Which lines hold the string "this"? Copy every one of them.

* Data for the task:
— BEGIN —
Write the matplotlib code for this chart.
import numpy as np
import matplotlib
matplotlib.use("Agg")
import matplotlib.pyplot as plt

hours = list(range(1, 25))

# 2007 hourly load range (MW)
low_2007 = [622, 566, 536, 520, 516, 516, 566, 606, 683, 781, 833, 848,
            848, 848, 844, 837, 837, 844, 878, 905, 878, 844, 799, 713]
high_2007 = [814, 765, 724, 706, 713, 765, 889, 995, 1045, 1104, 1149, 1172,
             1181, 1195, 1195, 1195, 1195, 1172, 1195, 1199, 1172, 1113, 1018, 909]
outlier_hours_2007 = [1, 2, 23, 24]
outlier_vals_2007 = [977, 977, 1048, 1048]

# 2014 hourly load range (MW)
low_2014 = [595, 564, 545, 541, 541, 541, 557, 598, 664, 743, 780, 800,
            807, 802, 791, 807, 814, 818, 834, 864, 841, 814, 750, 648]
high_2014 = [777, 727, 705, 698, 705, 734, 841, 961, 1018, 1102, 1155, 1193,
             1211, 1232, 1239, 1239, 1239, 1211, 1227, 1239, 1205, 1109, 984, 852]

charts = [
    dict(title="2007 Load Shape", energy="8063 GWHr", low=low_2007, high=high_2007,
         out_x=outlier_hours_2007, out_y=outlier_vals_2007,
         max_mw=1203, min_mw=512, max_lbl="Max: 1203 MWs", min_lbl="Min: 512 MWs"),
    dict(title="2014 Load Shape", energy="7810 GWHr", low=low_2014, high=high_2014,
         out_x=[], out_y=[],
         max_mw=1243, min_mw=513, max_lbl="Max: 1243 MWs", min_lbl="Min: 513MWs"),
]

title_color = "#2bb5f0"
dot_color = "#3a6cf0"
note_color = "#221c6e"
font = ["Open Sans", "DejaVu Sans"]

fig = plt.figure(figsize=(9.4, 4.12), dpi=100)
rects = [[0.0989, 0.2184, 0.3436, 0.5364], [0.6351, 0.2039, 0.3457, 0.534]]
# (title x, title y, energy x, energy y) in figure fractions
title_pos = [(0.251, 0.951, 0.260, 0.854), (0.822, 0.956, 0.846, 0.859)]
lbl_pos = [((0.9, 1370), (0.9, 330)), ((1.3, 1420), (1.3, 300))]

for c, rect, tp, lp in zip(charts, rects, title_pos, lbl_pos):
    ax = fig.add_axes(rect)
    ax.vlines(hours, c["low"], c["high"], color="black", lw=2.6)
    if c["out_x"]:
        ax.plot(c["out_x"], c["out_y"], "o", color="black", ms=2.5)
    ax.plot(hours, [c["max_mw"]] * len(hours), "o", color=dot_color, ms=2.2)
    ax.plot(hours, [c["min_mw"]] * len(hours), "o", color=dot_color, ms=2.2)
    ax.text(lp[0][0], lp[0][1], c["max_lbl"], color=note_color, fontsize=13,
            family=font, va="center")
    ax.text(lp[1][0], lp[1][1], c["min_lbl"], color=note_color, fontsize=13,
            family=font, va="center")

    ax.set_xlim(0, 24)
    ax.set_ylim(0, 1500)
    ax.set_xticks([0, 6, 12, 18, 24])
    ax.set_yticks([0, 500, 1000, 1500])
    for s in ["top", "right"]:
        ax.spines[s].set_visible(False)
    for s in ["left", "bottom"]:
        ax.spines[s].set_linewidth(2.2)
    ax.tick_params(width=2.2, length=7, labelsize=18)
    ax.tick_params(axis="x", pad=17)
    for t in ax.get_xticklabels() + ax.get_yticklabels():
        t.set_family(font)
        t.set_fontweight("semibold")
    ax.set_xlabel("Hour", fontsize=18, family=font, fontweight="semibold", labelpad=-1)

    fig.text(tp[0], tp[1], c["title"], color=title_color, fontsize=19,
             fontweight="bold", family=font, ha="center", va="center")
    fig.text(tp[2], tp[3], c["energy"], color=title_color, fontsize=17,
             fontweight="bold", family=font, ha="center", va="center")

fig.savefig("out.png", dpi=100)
— END —
— BEGIN —
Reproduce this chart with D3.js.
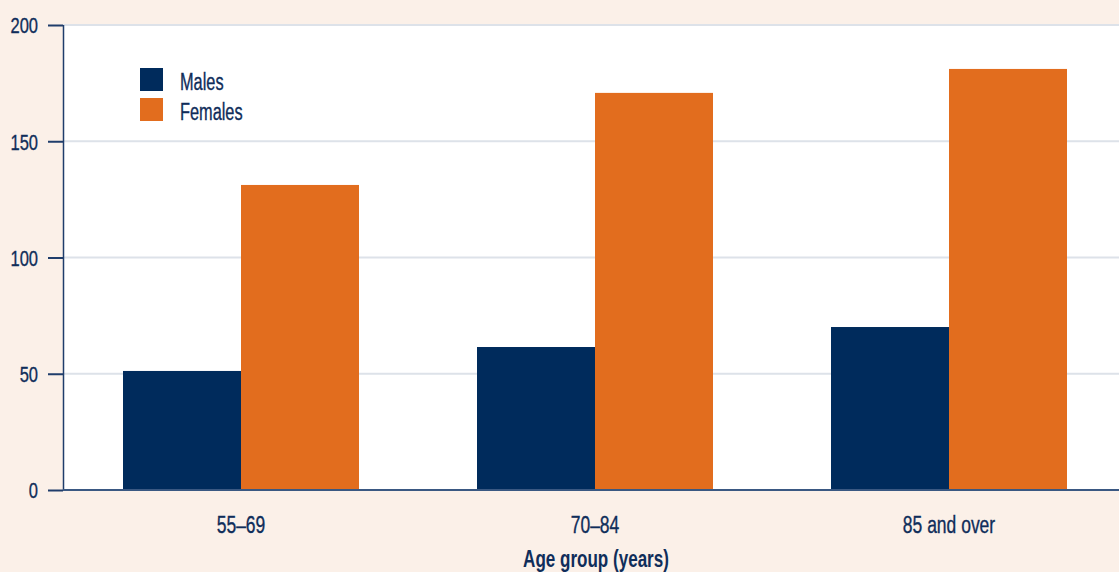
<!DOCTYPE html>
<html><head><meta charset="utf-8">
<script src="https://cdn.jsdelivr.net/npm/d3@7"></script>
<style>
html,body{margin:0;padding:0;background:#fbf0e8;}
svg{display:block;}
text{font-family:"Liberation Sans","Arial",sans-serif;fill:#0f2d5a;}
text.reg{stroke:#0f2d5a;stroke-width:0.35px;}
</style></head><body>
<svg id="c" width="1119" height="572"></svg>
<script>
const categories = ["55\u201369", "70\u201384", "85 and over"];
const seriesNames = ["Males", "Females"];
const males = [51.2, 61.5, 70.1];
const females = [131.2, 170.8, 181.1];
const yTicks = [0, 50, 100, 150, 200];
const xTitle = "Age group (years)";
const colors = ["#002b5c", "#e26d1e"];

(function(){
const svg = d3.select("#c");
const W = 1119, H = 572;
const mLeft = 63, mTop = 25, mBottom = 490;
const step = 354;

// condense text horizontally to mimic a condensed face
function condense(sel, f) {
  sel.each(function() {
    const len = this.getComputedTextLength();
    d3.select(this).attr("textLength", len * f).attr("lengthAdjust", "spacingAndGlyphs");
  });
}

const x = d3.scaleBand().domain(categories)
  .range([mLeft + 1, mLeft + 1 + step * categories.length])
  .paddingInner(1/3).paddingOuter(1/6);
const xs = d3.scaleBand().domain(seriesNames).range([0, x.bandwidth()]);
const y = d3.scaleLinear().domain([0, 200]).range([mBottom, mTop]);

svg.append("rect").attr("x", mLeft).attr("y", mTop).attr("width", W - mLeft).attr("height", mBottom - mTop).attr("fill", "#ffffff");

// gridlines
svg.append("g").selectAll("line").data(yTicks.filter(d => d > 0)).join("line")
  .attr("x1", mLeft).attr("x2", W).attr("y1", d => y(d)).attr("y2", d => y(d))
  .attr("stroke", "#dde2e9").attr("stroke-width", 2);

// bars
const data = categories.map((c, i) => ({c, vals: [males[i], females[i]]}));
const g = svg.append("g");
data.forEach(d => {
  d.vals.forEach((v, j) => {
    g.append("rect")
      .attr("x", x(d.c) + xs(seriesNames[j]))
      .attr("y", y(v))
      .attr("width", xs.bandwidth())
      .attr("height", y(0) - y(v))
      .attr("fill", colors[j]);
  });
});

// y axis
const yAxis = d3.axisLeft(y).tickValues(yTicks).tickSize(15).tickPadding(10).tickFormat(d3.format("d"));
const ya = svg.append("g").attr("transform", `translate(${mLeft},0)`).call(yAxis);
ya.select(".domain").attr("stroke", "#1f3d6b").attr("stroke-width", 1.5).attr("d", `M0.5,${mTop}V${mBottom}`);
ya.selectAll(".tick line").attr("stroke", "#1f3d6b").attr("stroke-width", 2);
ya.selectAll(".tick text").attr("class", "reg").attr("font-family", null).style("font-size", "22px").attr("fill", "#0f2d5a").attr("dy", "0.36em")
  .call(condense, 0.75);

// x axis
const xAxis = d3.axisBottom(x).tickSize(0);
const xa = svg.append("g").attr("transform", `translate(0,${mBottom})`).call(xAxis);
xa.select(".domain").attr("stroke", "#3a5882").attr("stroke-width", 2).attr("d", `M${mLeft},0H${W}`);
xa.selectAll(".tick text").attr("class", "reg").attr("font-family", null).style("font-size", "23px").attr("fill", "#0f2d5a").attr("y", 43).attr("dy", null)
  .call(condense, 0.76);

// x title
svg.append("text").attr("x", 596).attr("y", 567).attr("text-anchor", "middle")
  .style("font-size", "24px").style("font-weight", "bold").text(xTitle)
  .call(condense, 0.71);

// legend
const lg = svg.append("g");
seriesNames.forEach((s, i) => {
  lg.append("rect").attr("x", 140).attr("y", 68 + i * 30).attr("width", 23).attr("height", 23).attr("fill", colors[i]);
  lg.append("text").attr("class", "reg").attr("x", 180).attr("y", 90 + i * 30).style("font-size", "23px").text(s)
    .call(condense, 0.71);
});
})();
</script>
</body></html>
— END —
* Result of the task:
Write the matplotlib code for this chart.
Reproduce this chart with D3.js.
    const len = this.getComputedTextLength();
    d3.select(this).attr("textLength", len * f).attr("lengthAdjust", "spacingAndGlyphs");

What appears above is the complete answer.